ASU’s offer was the first power-five pickup for Roon. The Sun Devils jumped into the lake. And Roon thinks many more will do the same.
“Sometimes they’ll be hesitant to pull the trigger and then when one college, then others will come in a lot more often,” Roon said of his ASU offer.
“It was huge because the day after that, I got another one, started talking to some more coaches and it definitely helped widen my spectrum because Arizona is far from Michigan. I hope it opened up the doors to a lot of other places.”
Roon mentioned his other power-five offer. It was from Syracuse, the school former ASU defensive coordinator Tony White left Tempe for.
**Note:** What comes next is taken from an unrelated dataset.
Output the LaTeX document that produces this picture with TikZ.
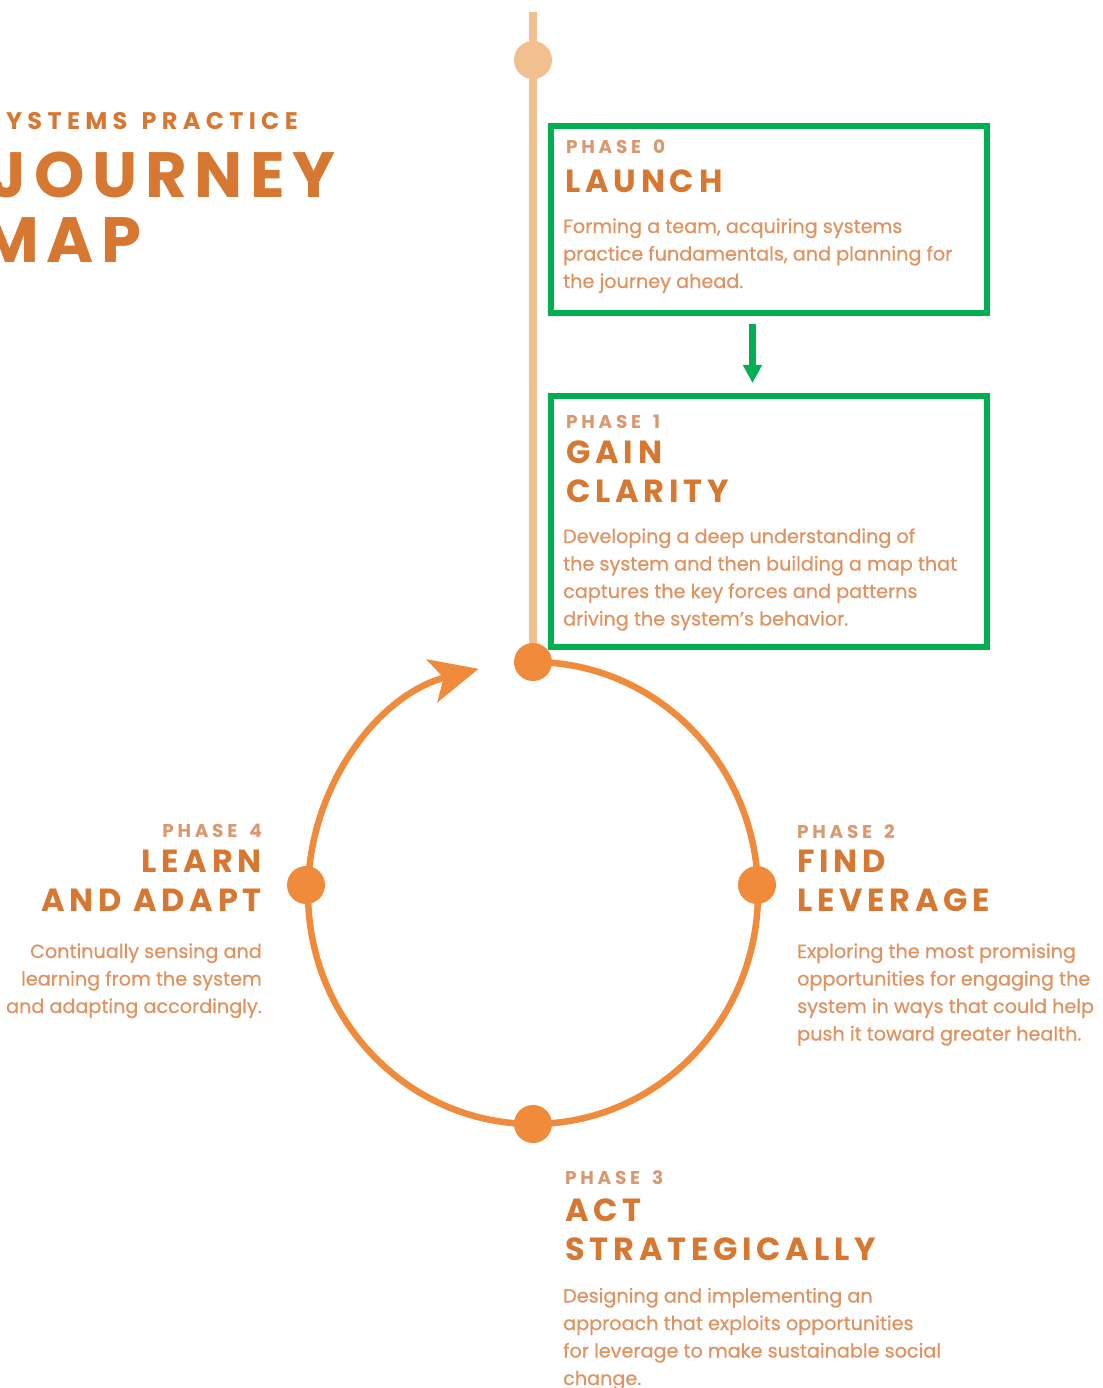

It increased Roon’s prospects to a dozen and bumping his power-five offers to a pair.
“I think that’s always been my dream,” Roon said of playing in a power-five conference, “to get to the highest level of college football.”
Last season at Byron Center High in Michigan, Roon was a three-sport athlete letting in basketball, football and lacrosse. On the football field, the 6-foot-3, 210-pound, soon-to-be senior describes his game as an all-around linebacker.
“I play fast. I play physical,” Roon said. “I can get off blocks. I run sideline-to-sideline well. That’s what I think, or at least what people have told me.”
While Roon admitted he hasn’t been yet in too many conversations with the Sun Devil coaches, just given his offer came less than two weeks ago, he said right now a bundle of group-of-five schools like Western Michigan, Toledo, Eastern Michigan, as well as Syracuse out of the ACC, have been in contact.
But those schools, Roon admitted, don’t have the pro model.
“It’s definitely a great thing,” he said. “They have a lot of experience and have played with and coaches with the best of the best. They know how to make you that much better. And they played at the highest-level so they know how to get you there.”
And in his decision, Roon said proximity from his home in Michigan will be a nonfactor. Instead, he wants to fit the right fit, the best opportunity for him to succeed, and a place that feels like family.
“Obviously I want to be wanted, I want to be in constant contact with the coaches. I want to go to a family-type of a team where I feel like the players like their own kids,” Roon said of his recruiting wish-list. “I want to go to a campus that feels like home, somewhere that isn’t too crazy but somewhere I could see myself living for the next four years.”